With the advent of on-line media supplanting print media, or so we're told by mass media, and the coming, if not already arrived, supremacy of the iPad (full disclosure: I don't own one), it seems that we can expect flag-sized newsprint editions and glossy magazine volumes to soon disappear from the face of the earth. At least it may mean fewer trips to the recycling center. In the meantime, there's no shortage of this presumably now-antique form of communication. If one has doubts, a few long minutes at a WalMart checkout should serve to change minds.
I have here a 220 page issue of the March 2011 Cosmopolitan. You may be wondering why a guy has an issue of Cosmo open on his lap. Well, I read the articles, okay? What puzzles and frightens me is this concluding question: is this what women think about all day while guys are fantasizing about pimping their Volvos into monster trucks? If so, we're in more trouble than I thought.
Cosmopolitan Magazine, for those who have lived strictly in a monastery since birth, is a collection of advertising, sex and beauty tips and sex tips for the beautiful. It's also famous for its quizzes, where ladies can test any aspect of their existence, from the level of their ability to conquer the elusive orgasm to some other thing about orgasms. The March issue has a quiz on, you guessed it, sex. Here's an interesting question: "You're about to indulge in a steamy solo session, so you reach for . . .", followed by four brash choices, but I there's really no reason to go past letter A, "Your clitoris or breasts or both - no reason to wait." Exactly. Good enough for me. However, I'm not a woman, at least, I don't think I am, and the purpose of the test is to suss out what kind of sexual deviant you actually are. Enough A answers, and your "pleasure MO" is "tactile," a column of information goes on to tell the compliant, test-taking female reader who would probably otherwise be having sex, as far as I can tell from the magazine, that she has a particular "go-to style" and that there is a way to trigger a "bigger O," though why a large zero would be beneficial is a mystery to me. There's even a handy and colorful graphic depicting the ideal, or maybe only, sexual position, tastefully done in two-tone color-coded silhouette complete with a slim, pony-tailed girl and pec-bearing dude. I somehow doubt that the peak of the Bell Curve of Cosmo readers, who are mostly American, after all, would bear similar profiles.

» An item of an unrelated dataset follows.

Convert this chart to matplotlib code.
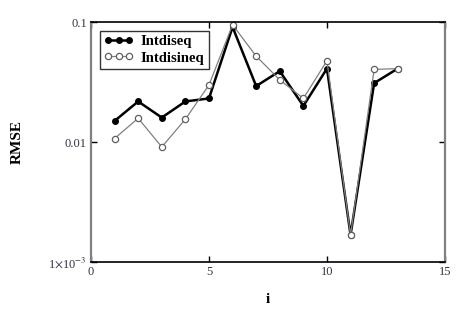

My favourite article this month is "25 Ways To Go Naked . . . Without Freezing Your Butt Off." I wonder how many editorial meetings it took to get that ellipsis to stay in there. Yes, I like nakedness and I indeed dislike freezing, so this must be the place to gather some tips: let's see . . .. "Try These With Your Guy" - Number 6 tells the reader to use warming lube during sex. Okay, that seems like a no-brainer. Warmth. Lubrication. Works. Number 9 suggests a sleeping bag and summer movies: clever and romantic. But Number 12, involving turning up the heat in the car and having a romp, sounds downright deadly. Should we not be in a private place, lest a serial killer put me and my "man" at the top of the 11 O'Clock News? If we're in the garage, how long before the CO poisoning kicks in? No less deadly, and likely a favorite of members of the SS, is Number 8, "Bake a pie together in a hot 400 degree oven." You know what, I guess I'll keep my clothes on for now.
I dunno. Maybe Cosmo describes what women really want out of life - makeup and orgasms. It's a bit reductionist, but okay, everybody needs a hobby. What bothers me is the arc of induction into womanhood that Cosmo and magazines like it describe. Starting with Teen Magazine, then Seventeen and graduating to Cosmopolitan, it seems almost as if it's a movie plot where a subversive Manchurian Candidate / Stepford Wives evil empire of a government, or secret social Star Chamber prep our womyn for their future "place" in society and, with sufficient indoctrination, they will like it and long to be better at it.With a seventeen-year-old daughter myself, I worry about the focus that pop media is still trying to bring to the forefront of impressionable and later, jaded, minds. That of a focus on being able, willing and ready to breed and to be objectified and to finally be put to pasture as well-trained cougars since there is no media for the non-egg producing set, unless you include Family Circle, Good Housekeeping and Reader's Digest.
Maybe it's a good thing that Cosmo and its ilk will pass into obscurity or, at least, not be all up in the face, to paraphrase the slang, dog. Perhaps the identities, sexual and otherwise, of our vaunted special boys and girls can develop on their own, without the pressure of guidebooks to what they should want and need, courtesy of some mega publisher. Perhaps, in the case of the individuality of people in general, perhaps there's no app for that.